Its usage faded by the Renaissance period, and eventually, the recipe for how to make Egyptian blue was lost. But thanks to its potential applications in modern times, there’s recently been a renewed interest in the pigment, and a Washington State University-led research team has now devised 12 recipes to re-create it.

“It started out just as something that was fun to do because they asked us to produce some materials to put on display at the museum, but there’s a lot of interest in the material,” John McCloy, first author of a study detailing the process, said in a press release.
Publishing their findings in NPJ Heritage Science, the researchers used silicon dioxide, copper, calcium, and sodium carbonate to create various formulas of the pigment. To mimic the firing temperatures that would have been available to ancient Egyptians, they heated the ingredients to 1,832 degrees Fahrenheit for up to 11 hours. Once the mixtures had cooled, the scientists used novel techniques to compare them to the blue in ancient Egyptian objects.
In the study, the team noted that Egyptian blue isn’t one specific shade — it’s a diverse array of blue hues. Back in ancient Egypt and Rome, the pigment offered a more affordable and versatile alternative to blue stones like turquoise and lapis-lazuli. The researchers explained that it may have traveled through formal trade routes, and was likely produced at different locations from where it was used.
“You had some people who were making the pigment and then transporting it, and then the final use was somewhere else,” McCloy said. “One of the things that we saw was that with just small differences in the process, you got very different results.”

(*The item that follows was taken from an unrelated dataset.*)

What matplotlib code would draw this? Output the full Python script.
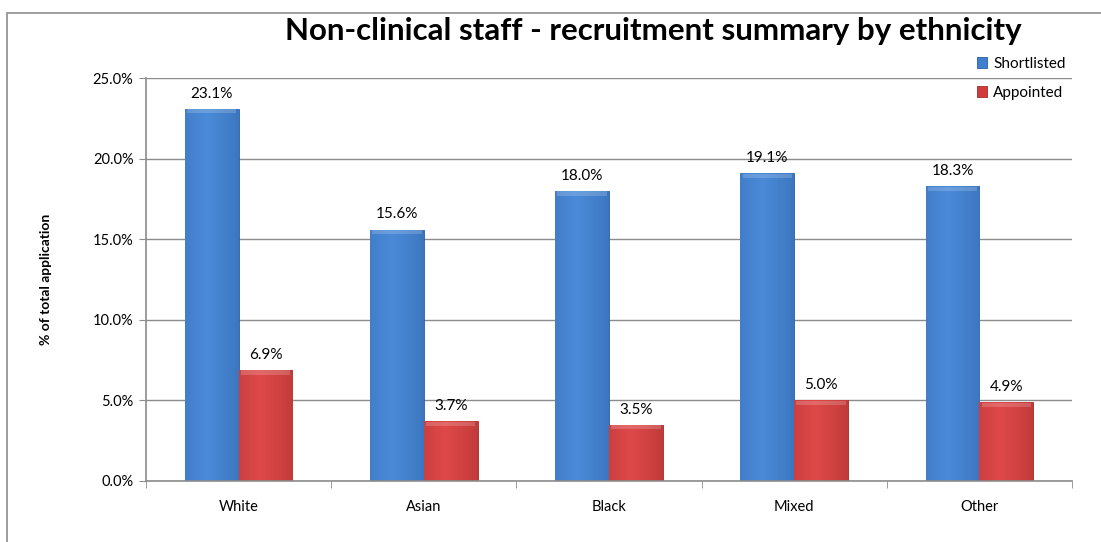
import numpy as np
import matplotlib
matplotlib.use("Agg")
import matplotlib.pyplot as plt
from matplotlib.patches import Rectangle
from matplotlib.ticker import FuncFormatter, MultipleLocator

# ── data ──────────────────────────────────────────────────────────────────────
categories = ["White", "Asian", "Black", "Mixed", "Other"]
shortlisted = [23.1, 15.6, 18.0, 19.1, 18.3]
appointed = [6.9, 3.7, 3.5, 5.0, 4.9]

plt.rcParams["font.family"] = ["Lato", "DejaVu Sans"]

W, H = 1101, 542
fig = plt.figure(figsize=(W / 100, H / 100), dpi=100)

# outer chart border (only left/top visible in the reference)
fig.patches.append(Rectangle((7 / W, -0.5), 2, 1.5 - 13 / H, transform=fig.transFigure,
                             fill=False, edgecolor="#8c8c8c", linewidth=1.2))

ax = fig.add_axes([146 / W, 1 - 481 / H, (1072 - 146) / W, (481 - 78) / H])

x = np.arange(len(categories))
width = 0.29


def gradient_bars(xs, heights, dark, mid, light):
    bars = ax.bar(xs, heights, width=width, color=mid, edgecolor=dark,
                  linewidth=0.6, zorder=2)
    # horizontal shading to mimic the bevelled Excel look
    t = np.linspace(0, 1, 64)
    prof = np.clip(1 - np.abs(t - 0.4) * 1.2, 0, 1) ** 0.5
    c_dark = np.array(matplotlib.colors.to_rgb(dark))
    c_light = np.array(matplotlib.colors.to_rgb(light))
    img = c_dark[None, :] + (c_light - c_dark)[None, :] * prof[:, None]
    img = img[None, :, :]
    for b in bars:
        x0, w_, h = b.get_x(), b.get_width(), b.get_height()
        im = ax.imshow(img, extent=[x0, x0 + w_, 0, h], aspect="auto",
                       zorder=2.5, interpolation="bilinear")
        im.set_clip_path(b)
        # soft top bevel
        ax.add_patch(Rectangle((x0 + w_ * 0.04, h - 0.3), w_ * 0.92, 0.26,
                               color="white", alpha=0.18, zorder=2.6, linewidth=0))
    return bars


b1 = gradient_bars(x - width / 2, shortlisted, "#2d5fa3", "#3f7fcf", "#4a8ad8")
b2 = gradient_bars(x + width / 2, appointed, "#a02a2a", "#d03c3c", "#de4848")

for xs, vals in ((x - width / 2, shortlisted), (x + width / 2, appointed)):
    for xi, v in zip(xs, vals):
        ax.text(xi, v + 0.5, f"{v:.1f}%", ha="center", va="bottom",
                fontsize=11, color="black", zorder=4)

ax.set_xlim(-0.5, len(categories) - 0.5)
ax.set_ylim(0, 25)
ax.yaxis.set_major_locator(MultipleLocator(5))
ax.yaxis.set_major_formatter(FuncFormatter(lambda v, _: f"{v:.1f}%"))
ax.yaxis.grid(True, color="#8c8c8c", linewidth=1.0, zorder=0)
ax.set_axisbelow(True)

ax.set_xticks(x)
ax.set_xticklabels(categories, fontsize=10.5)
ax.set_xticks(np.arange(len(categories) + 1) - 0.5, minor=True)
ax.tick_params(axis="x", which="major", length=0, pad=14)
ax.tick_params(axis="x", which="minor", length=5, color="#8c8c8c", direction="out")
ax.tick_params(axis="y", length=5, color="#8c8c8c", labelsize=10.5, pad=4)

for s in ("top", "right"):
    ax.spines[s].set_visible(False)
for s in ("left", "bottom"):
    ax.spines[s].set_color("#8c8c8c")
    ax.spines[s].set_linewidth(1.2)

ax.set_ylabel("% of total application", fontsize=10, fontweight="bold", labelpad=29)

fig.text(653 / W, 1 - 31 / H, "Non-clinical staff - recruitment summary by ethnicity",
         ha="center", va="center", fontsize=22.5, fontweight="bold")

leg = ax.legend([b1, b2], ["Shortlisted", "Appointed"], loc="upper right",
                bbox_to_anchor=(1.0, 1.068), frameon=False, fontsize=11,
                handlelength=0.7, handleheight=0.7, handletextpad=0.4,
                labelspacing=1.0, borderaxespad=0.0)

fig.savefig("out.png", dpi=100)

The team also discovered that a little calcium copper silicate, or cuprorivaite, goes a long way. Just 50% of cuprorivaite resulted in a deep blue shade, and “it doesn’t matter what the rest of it is,” McCloy said. “Every single pigment particle has a bunch of stuff in it — it’s not uniform by any means.”
These new recipes could open doors for its uses today. In 2018, a study found that surfaces coated in the fluorescent pigment can give off nearly 100% as many photons as they absorb, meaning the hue could help reflect the sun and thus cool rooftops and facades. Another study demonstrated that windows tinted with Egyptian blue may be able to convert fluoresced energy to electricity.
And thanks to the light the color emits, which is close to the infrared section of the electromagnetic spectrum and invisible to the human eye, it could help create security ink. But for now, the Egyptian blue samples are on display at the Carnegie Museum of Natural History in Pittsburgh, where they’ll become a permanent part of a new gallery centered on ancient Egypt.

“We hope this will be a good case study in what science can bring to the study of our human past,” McCloy said. “The work is meant to highlight how modern science reveals hidden stories in ancient Egyptian objects.”